Ostrich Enforcement: Chinese Agency Responsible for Ivory Denies Responsibility

It is essential that governments at all points in the ivory trail commit to enforcement. China’s commitment has been weak, or worse, on multiple levels. As discussed in National Geographic’s October 2012 Blood Ivory: Ivory Worship  story, the Chinese government conspired with the Japanese government to control ivory prices during the 2008 ivory auctions in Africa. And, after the sale it raised ivory prices in China, making it more profitable to be in the illegal ivory business, not less.

In a recent poll conducted to supplement the National Geographic film Battle for the Elephants, 84 percent of Chinese middle class respondents said they intend to buy ivory in the future. They also said the number one reason they might stop buying ivory is if their government told them to stop.

But the Chinese government is in the ivory business.

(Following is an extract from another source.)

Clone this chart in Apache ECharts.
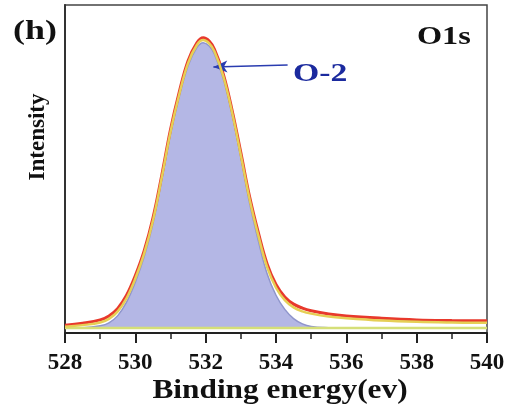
<!DOCTYPE html>
<html><head><meta charset="utf-8">
<script src="https://cdn.jsdelivr.net/npm/echarts@6/dist/echarts.min.js"></script>
<style>html,body{margin:0;padding:0;background:#fff}#c{width:512px;height:404px}</style>
</head><body><div id="c"></div>
<script>
const energies = [528,528.5,529,529.25,529.5,529.75,530,530.25,530.5,530.75,531,531.25,531.5,531.75,531.93,532.1,532.25,532.5,532.75,533,533.25,533.5,533.75,534,534.25,534.5,534.75,535,535.5,536,537,538,539,540];
const envelope = [2.4,3.0,4.0,5.2,7.5,11.5,17.5,25,35,48,62,73.5,83,88.5,90,89,86.5,79,68,55,41.5,30.5,21,14.8,11,8.8,7.6,6.8,5.8,5.2,4.5,4.0,3.8,3.7];
const fitSum  = [1.9,2.4,3.2,4.3,6.6,10.6,16.6,24.2,34.2,47.3,61.3,72.8,82.3,87.8,89.3,88.3,85.8,78.3,67.3,54.2,40.7,29.6,20,13.8,10,7.8,6.6,5.9,5.0,4.5,3.8,3.4,3.2,3.1];
const o2Peak  = [1.5,1.6,2.2,3.1,5.3,9.4,15.5,23.2,33.3,46.5,60.5,72,81.5,87,88.5,87.5,85,77.5,66.5,53.3,39.5,28,18,11.5,7.2,4.4,2.8,2.0,1.6,1.5,1.5,1.5,1.5,1.5];
const baselineE = [528,540];
const baselineV = [1.5,1.5];
const xTicks = [528,530,532,534,536,538,540];
const xTitle = 'Binding energy(ev)';
const yTitle = 'Intensity';

const zip = (a,b)=>a.map((v,i)=>[v,b[i]]);
const serif = '"Liberation Serif","DejaVu Serif",serif';
const chart = echarts.init(document.getElementById('c'));
chart.setOption({
  animation:false,
  grid:{left:65,right:25,top:5,bottom:71,show:true,borderColor:'#444',borderWidth:1.5},
  xAxis:{type:'value',min:xTicks[0],max:xTicks[xTicks.length-1],interval:2,
    axisLine:{show:true,lineStyle:{color:'#222',width:2}},
    axisTick:{show:true,length:10,lineStyle:{color:'#222',width:2}},
    minorTick:{show:true,splitNumber:2,length:6,lineStyle:{color:'#222',width:1.5}},
    splitLine:{show:false},
    axisLabel:{fontFamily:serif,fontWeight:'bold',fontSize:23,color:'#111',margin:19}},
  yAxis:{type:'value',min:0,max:100,
    axisLine:{show:true,lineStyle:{color:'#333',width:2}},
    axisTick:{show:false},axisLabel:{show:false},splitLine:{show:false}},
  series:[
    {type:'line',data:zip(baselineE,baselineV),symbol:'none',lineStyle:{color:'#d5df78',width:2.5},z:3},
    {type:'line',data:zip(energies,o2Peak),smooth:0.4,symbol:'none',
      lineStyle:{color:'#8f95cc',width:1.5},
      areaStyle:{color:'#b4b7e5',opacity:1,origin:1.5},z:2,
      markLine:{silent:true,symbol:['none','arrow'],symbolSize:[9,14],
        label:{show:false},
        lineStyle:{color:'#2a3cb0',width:1.5,type:'solid'},
        data:[[{coord:[534.33,81.7]},{coord:[532.22,81.1]}]]}},
    {type:'line',data:zip(energies,envelope),smooth:0.4,symbol:'none',lineStyle:{color:'#e8392c',width:3},z:4},
    {type:'line',data:zip(energies,fitSum),smooth:0.4,symbol:'none',lineStyle:{color:'#e6cf55',width:2.5},z:5}
  ],
  graphic:[
    {type:'text',x:13,y:19,scaleX:1.33,style:{text:'(h)',font:'bold 27px '+serif,fill:'#111',align:'left',verticalAlign:'top'}},
    {type:'text',x:417,y:25,scaleX:1.29,style:{text:'O1s',font:'bold 25px '+serif,fill:'#111',align:'left',verticalAlign:'top'}},
    {type:'text',x:293,y:62,scaleX:1.35,style:{text:'O-2',font:'bold 25px '+serif,fill:'#1b2a9e',align:'left',verticalAlign:'top'}},
    {type:'text',x:38,y:137,rotation:Math.PI/2,style:{text:yTitle,font:'bold 23px '+serif,fill:'#111',align:'center',verticalAlign:'middle'}},
    {type:'text',x:280,y:391,scaleX:1.12,style:{text:xTitle,font:'bold 28px '+serif,fill:'#111',align:'center',verticalAlign:'middle'}}
  ]
});
</script></body></html>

It controls the country’s largest ivory carving factory as well as retail outlets. At a CITES meeting in Bangkok earlier this year, China’s delegate Wan Ziming of the State Forestry Administration (SFA) told CITES parties that ivory trafficking and elephant poaching were Africa’s problem, not China’s. He has condemned the ivory ban as ineffective, has pushed for more ivory sales to China, and has claimed it is reasonable to supply consumer countries with 200 tonnes of ivory a year.

Ironically, at the same time media reported last week’s sentencing, another SFA official, Yan Xun, denied a link between China’s ivory market and poaching: “Has China’s legal ivory trade caused the poaching of wild elephants? I don’t think there is necessarily a connection,” he told a press conference.

China’s prosecution of this ivory trafficking ring is a significant development, and its willingness to expose a government-authorized dealer should be seen as a very positive development.

But the CITES system for evaluating whether to allow ivory sales is broken, and the organization it goes to for advice has a track record of getting it wrong.